Thursday, August 1, 2019

TWO-FACED WOMAN - CRITERION CHANNEL


A self-important magazine editor from New York climbs a mountain with a no-nonsense ski instructor and comes back down with a wife.

This is the meet-cute of Two-Faced Woman, a 1941 romantic comedy from director George Cukor. It sounds harmless enough--and truth be told, it is--but it’s also the film that ended Greta Garbo’s career. So maligned was the picture upon release, the screen legend left Hollywood for good.

Garbo plays Karin, the aforementioned ski instructor, a lover of the land more at home in the freezing temperatures than anywhere else. She’s an improbable match for Melvyn Douglas’ Larry, whose dry wit sits atop his dandyism in a way that can be charming sometimes, but is a little gruff here. This is the third time the pair starred together, so it’s a wonder that the chemistry between them takes a while to mix in Two-Faced Woman. It’s the film’s #1 problem. Perhaps the coupling would not seem so improbable had Cukor and his three writers not decided to leave most of the courtship off screen. The would-be lovers meet, bicker, and then after some slapstick, Larry falls into a snow bank. Cut from a concerned Karin to a more concerned ski lodge where panic has set in over their disappearance. Even Larry’s business partner (Roland Young) and secretary (Ruth Gordon) have come looking for him. When the “lost” skiers finally do re-emerge, they reveal little about where they have been, but wherever it was, they fell in love and got married.


Problems ensue almost immediately. Larry’s initial promises to change his life and stay with Karin are quickly overtaken by his workaholic tendencies, and Karin refuses to go to the city with him. Larry leaves anyway, months pass, and fed up with his constant excuses for not returning, Karin goes to him. The surprise she has planned for her husband is trumped by the surprise she receives, however; it appears her man has taken back up with his former flame, playwright Griselda Vaughn (Constance Bennett). Humiliated but not beaten, Karin decides to impersonate her own twin sister so she can spy on Larry and potentially lure him into a trap. Is it possible he’ll love the bawdy sibling more than the down-to-earth gal he married?

Here is where the title Two-Faced Woman apparently comes in, though it’s a bit misleading. The negative connotations of being “two-faced” would actually probably apply to Larry more than Karin--he’s the cheater, after all! It’s of little consequence, I suppose, and easy to overlook, since this is the point in the picture where the story really starts to take off. In this invented persona, Garbo cuts loose, and the stakes start to matter. Two-Faced Woman’s best scenes come when Larry and Karin are finally alone, each playing the other for a fool, but the mutual seduction actually working rather than just being a petty ruse. Cukor plays with reversals here, bringing each lover to the brink of temptation, only to have them hold back, to tease, each one not yet ready to give up the game.


It’s an exquisite bout, a drunken tug-of-war, with Douglas and Garbo at their most charismatic.
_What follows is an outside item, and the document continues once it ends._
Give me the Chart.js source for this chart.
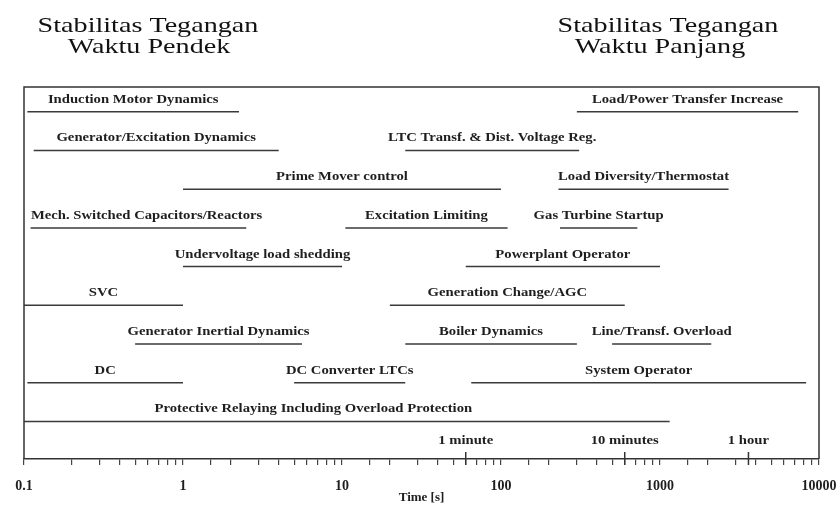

They both play very good boozehounds. Things only get sillier and more fun as the back-and-forth escalates, with the pair racing back to the ski resort, each determined to reveal the truth first. It’s too bad the script lets us down once again, returning to slapstick rather than finding a more meaningful ending. I get that Larry tumbling down a mountain brings them back to a place where they initially fell in love, but since we didn’t get much of a glimpse of that love the first time, it comes off as meaningless the second.


MVP honors go to the exquisite supporting cast. Fans of Harold and Maude [review] will likely enjoy seeing young Ruth Gordon give it her all as the fastidious Miss Ellis. But the whole of Two-Faced Woman is stolen by Constance Bennett, whose smart, sharp-tongued Griselda cuts through every scene, taking scissors to the film’s would-be heart strings. Bennett’s performance is a scream--sometimes literally. Griselda’s penchant for letting out a high-pitched cry when her stress and anger reach a boiling point, sometimes filling the space between words, at others pure punctuation, is Two-Faced Woman’s top gag.


Which isn’t all that abnormal, for a supporting player to upstage the main stars. It’s just too bad here because one would have hoped for better from Garbo’s final bow. In the early scenes, she seems as baffled by the script as the rest of us, and her performance suffers for it. Two-Faced Woman should have reminded audiences why they fell in love with her in the first place instead of being slightly relieved the relationship is over.